Hyper-Transforming Latent Diffusion Models
Ignacio Peis, Batuhan Koyuncu, Isabel Valera, Jes Frellsen
TL;DR
This paper tackles the challenge of extending diffusion-based generative modeling to continuous function representations by learning probabilistic distributions over implicit neural network parameters. It introduces Latent Diffusion Models of Implicit Neural Representations (LDMI) with a Transformer-based Hyper-Transformer Decoder (HD) that maps latent codes to INR weights, enabling uncertainty-aware function generation across modalities. LDMI supports full training or a hyper-transforming mode that adapts pre-trained latent diffusion models by training only the decoder, promoting scalability and transferability.
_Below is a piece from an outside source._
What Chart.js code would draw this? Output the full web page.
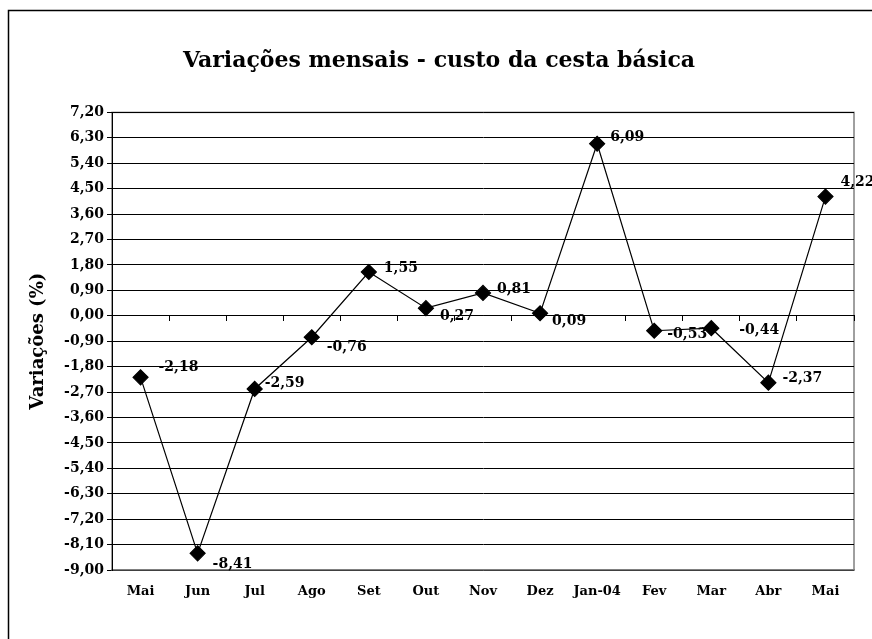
<!DOCTYPE html>
<html>
<head>
<meta charset="utf-8">
<script src="https://cdn.jsdelivr.net/npm/chart.js@4"></script>
<style>
    html, body { margin: 0; padding: 0; background: #fff; }
    #wrap { width: 872px; height: 639px; }
</style>
</head>
<body>
<div id="wrap"><canvas id="cestaChart" width="872" height="639"></canvas></div>
<script>
const months = ['Mai', 'Jun', 'Jul', 'Ago', 'Set', 'Out', 'Nov', 'Dez', 'Jan-04', 'Fev', 'Mar', 'Abr', 'Mai'];
const variations = [-2.18, -8.41, -2.59, -0.76, 1.55, 0.27, 0.81, 0.09, 6.09, -0.53, -0.44, -2.37, 4.22];
const yMin = -9.0;
const yMax = 7.2;
const yStep = 0.9;

// where each value label sits relative to its point (px)
const labelOffsets = [
    [18, -10], [15, 11], [10, -6], [15, 10], [15, -4], [14, 8], [14, -4],
    [12, 8], [13, -6], [13, 4], [28, 2], [14, -4], [15, -14]
];

const fmt = (v) => v.toFixed(2).replace('.', ',');
const serif = 'DejaVu Serif';

// outer frame + grey plot-area border
const framePlugin = {
    id: 'frame',
    beforeDraw(chart) {
        const ctx = chart.ctx;
        const a = chart.chartArea;
        ctx.save();
        ctx.strokeStyle = '#000';
        ctx.lineWidth = 1.5;
        ctx.beginPath();
        ctx.moveTo(8.5, 639);
        ctx.lineTo(8.5, 10.5);
        ctx.lineTo(872, 10.5);
        ctx.stroke();
        ctx.strokeStyle = '#808080';
        ctx.lineWidth = 1.5;
        ctx.strokeRect(a.left, a.top, a.right - a.left, a.bottom - a.top);
        ctx.restore();
    }
};

const valueLabels = {
    id: 'valueLabels',
    afterDatasetsDraw(chart) {
        const ctx = chart.ctx;
        const meta = chart.getDatasetMeta(0);
        ctx.save();
        ctx.font = 'bold 14px ' + serif;
        ctx.fillStyle = '#000';
        ctx.textAlign = 'left';
        ctx.textBaseline = 'middle';
        meta.data.forEach((pt, i) => {
            const off = labelOffsets[i];
            ctx.fillText(fmt(variations[i]), pt.x + off[0], pt.y + off[1]);
        });
        ctx.restore();
    }
};

const cestaChart = new Chart('cestaChart', {
    type: 'line',
    data: {
        labels: months,
        datasets: [
            {
                label: 'Variações',
                data: variations,
                xAxisID: 'x',
                yAxisID: 'y',
                borderColor: '#000',
                borderWidth: 1.2,
                backgroundColor: '#000',
                pointStyle: 'rectRot',
                pointRadius: 7.5,
                pointHoverRadius: 7.5,
                tension: 0
            }
        ]
    },
    plugins: [framePlugin, valueLabels],
    options: {
        responsive: false,
        animation: false,
        layout: {
            padding: { left: 24, right: 18, top: 0, bottom: 0 }
        },
        plugins: {
            legend: { display: false },
            tooltip: { enabled: false },
            title: {
                display: true,
                text: 'Variações mensais - custo da cesta básica',
                color: '#000',
                font: { family: serif, size: 22, weight: 'bold' },
                padding: { top: 48, bottom: 38 }
            }
        },
        scales: {
            x: {
                type: 'category',
                offset: true,
                grid: { display: true, drawOnChartArea: false, drawTicks: false },
                border: { display: true, color: '#808080', width: 1.5 },
                ticks: {
                    color: '#000',
                    padding: 14,
                    maxRotation: 0,
                    autoSkip: false,
                    font: { family: serif, size: 13, weight: 'bold' }
                },
                afterFit(scale) { scale.height = 69; }
            },
            x2: {
                type: 'category',
                position: { y: 0 },
                offset: true,
                ticks: { display: false },
                grid: { drawOnChartArea: false, offset: true, tickLength: 5, color: '#000' },
                border: { display: true, color: '#000', width: 1 }
            },
            y: {
                min: yMin,
                max: yMax,
                ticks: {
                    stepSize: yStep,
                    color: '#000',
                    padding: 3,
                    font: { family: serif, size: 14, weight: 'bold' },
                    callback: (v) => fmt(v)
                },
                grid: { color: '#000', lineWidth: 1, tickLength: 5 },
                border: { display: true, color: '#000', width: 1 },
                title: {
                    display: true,
                    text: 'Variações (%)',
                    color: '#000',
                    font: { family: serif, size: 18, weight: 'bold' },
                    padding: { top: 4, bottom: 4 }
                },
                afterFit(scale) { scale.width = 88; }
            }
        }
    }
});
</script>
</body>
</html>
Empirical results across natural images, 3D shapes, and climate data demonstrate high-quality generation and accurate reconstructions at arbitrary resolutions, highlighting LDMI's versatility and potential as a unified framework for structured function representations.
Abstract
We introduce a novel generative framework for functions by integrating Implicit Neural Representations (INRs) and Transformer-based hypernetworks into latent variable models. Unlike prior approaches that rely on MLP-based hypernetworks with scalability limitations, our method employs a Transformer-based decoder to generate INR parameters from latent variables, addressing both representation capacity and computational efficiency. Our framework extends latent diffusion models (LDMs) to INR generation by replacing standard decoders with a Transformer-based hypernetwork, which can be trained either from scratch or via hyper-transforming: a strategy that fine-tunes only the decoder while freezing the pre-trained latent space. This enables efficient adaptation of existing generative models to INR-based representations without requiring full retraining. We validate our approach across multiple modalities, demonstrating improved scalability, expressiveness, and generalization over existing INR-based generative models. Our findings establish a unified and flexible framework for learning structured function representations.